That is a saddle homer yes, and a very pretty one too  They were right when they said most racers do not race birds this color. It has, from what I can see, a perfect saddle pattern. Usually that takes some work to get perfected without mismarks. And of course, most racers do not care about coloration, just racing ability. But because this is an AU club band, then the person must either A. buy the bands from a local club and not race, or B. race. But regardless of whether this bird is from racing stock or not, it should be kept until the owner is notified. That way if the owner is not comfortable/confident in that the bird can make it home safely, then there's the option of them picking it up. On the other hand, if they do think all will go well, then you can let it go if they insist. I know I wouldn't like it much if someone found my bird, then just let it go again expecting it to get home alright...I would much rather be able to pick it up myself and KNOW that bird is safe, you know?

So way to go, you're doing the right thing 

Backyard Chickens could use some more active pigeon fanciers. There aren't a whole lot of actual knowledgible people there when it comes to pigeons. But there are a few I can recall that do know what they are talking about. Still, doesn't matter, usually when someone has a question, it takes forever for someone to find the thread. Pigeon threads don't get much attention!


----------



## Guest (Aug 29, 2009)

just so you know as was said before taking a bird in and feeding it for a few days and then releasing it doesnt usually mean the bird will go home , most will stick around the place that they stumbled upon and call it home from that point on so luckly you and welcome to the world of pigeons hehe


----------



## TAWhatley (Mar 6, 2001)

MaryOfExeter said:


> Backyard Chickens could use some more active pigeon fanciers. There aren't a whole lot of actual knowledgible people there when it comes to pigeons. But there are a few I can recall that do know what they are talking about. Still, doesn't matter, usually when someone has a question, it takes forever for someone to find the thread. Pigeon threads don't get much attention!
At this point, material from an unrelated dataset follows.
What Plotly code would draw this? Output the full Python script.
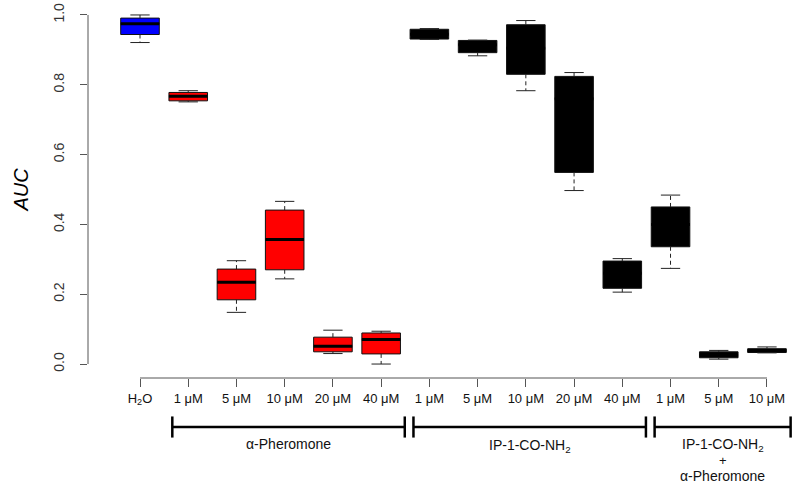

Unless there is a rule against referring to another forum/board .. just refer the pigeon people here. I know that can be a real touchy thing on some boards, so just make sure it isn't a nono there.

Terry


----------



## seismic wonder2 (Aug 15, 2009)

The other board they are talking about is backyardchickens.com I'm on that one too because I have, well , back yard chickens! LOL. 

Mostly if you can care for a chicken you can care for any birds general needs. The OP was asking some specific pigeon questions that I don't have the experiance to answer accurately so I referred them here. 
NO NO or not, they are getting answers and my primary motive was the welfare of the bird. If it hurts someones feelings, well then too bad.


----------



## alicefelldown (Aug 28, 2009)

Let's not turn this into a board vs. board kinda thing... both sites are immensely useful resources, full of knowledgeable people who care about their birds.

I suppose I'm still waiting for someone from the club to get back to me - and after loads of thinking I'm starting to debate if I'm prepared to 'get into pigeons' as well as my spoiled hens.


----------



## MaryOfExeter (Sep 30, 2007)

I agree, I love it here and there  Both very useful sites. I too refer people anywhere I feel they need to go in order to get the answers they need. But I was just saying, it would be nice to have some of us visit the pigeons/doves part of BYC every once in a while to help those with questions  Not trying to say anything bad about them or try to herd members from one to the other. I was just sayin', you know?


----------



## seismic wonder2 (Aug 15, 2009)

alicefelldown said:


> Let's not turn this into a board vs. board kinda thing... both sites are immensely useful resources, full of knowledgeable people who care about their birds.
> 
> I suppose I'm still waiting for someone from the club to get back to me - and after loads of thinking I'm starting to debate if I'm prepared to 'get into pigeons' as well as my spoiled hens.


I'm noy guying that one for a second! Everybody knows there's always room for another bird to spoil!!!!!!

LOL LOL LOL


----------



## alicefelldown (Aug 28, 2009)

After leaving about five messages for the club contact, with no response - and watching the poor bird struggle to get out of the cage ALL DAY - we released it. It did the circle around the house thing and took off to the east. There's food and water outside if it chooses to come back, but it was definitely acting like a bird who wanted to be 'free' again.

I feel used!!! But glad to have been able to help the 'lil thing.


----------



## Hillybean (Oct 30, 2005)

There is a 50/50 chance that it won't make it....depending on its experience/age...that chance decreases...It is also with out a flock....so it a target for hawks, cats, dogs, cars, and people. It'd be like letting a chicken go....

Pigeons like this aren't use to doing it on their own. Of course they want out of a cage, they are use to a loft. The best chance would have been to adopt it out to a new home, it you didn't hear from them with in a few days.

Thank you for trying though.
-Hilly


----------



## alicefelldown (Aug 28, 2009)

The club contact number was odd, sometimes it would ring twice, then beep beep beep at me, other times it would ring forever.. I checked all the local craigslists for lost or missing pigeons, googled for any racing pigeon websites in the area

I should have elaborated more - the bird had stopped being friendly, and would fly away from any hand-held food. A complete 180 from the bird who came up to me and followed me around. The bird had been struggling to get out, trying to fly through the bars, we were worried about it injuring its neck to be honest. Every time we went to feed or change its water, the bird would desperately try to fly at and through us to the outside. It was no longer acting like a tired, worn out bird, but one that was ready to go.

It wouldn't be like letting a chicken go, unless you took the bird and drove it miles away to see what would happen. You are comparing apples to oranges. Chickens don't have a magical magnet in their heads to tell them where home is. They also don't wander off 80-some-odd miles. I'm not saying my girls are smart  but they wouldn't find themselves in the situation it seems lots of pigeons do.

Good luck with all your birds, be they lost or safe at home.


----------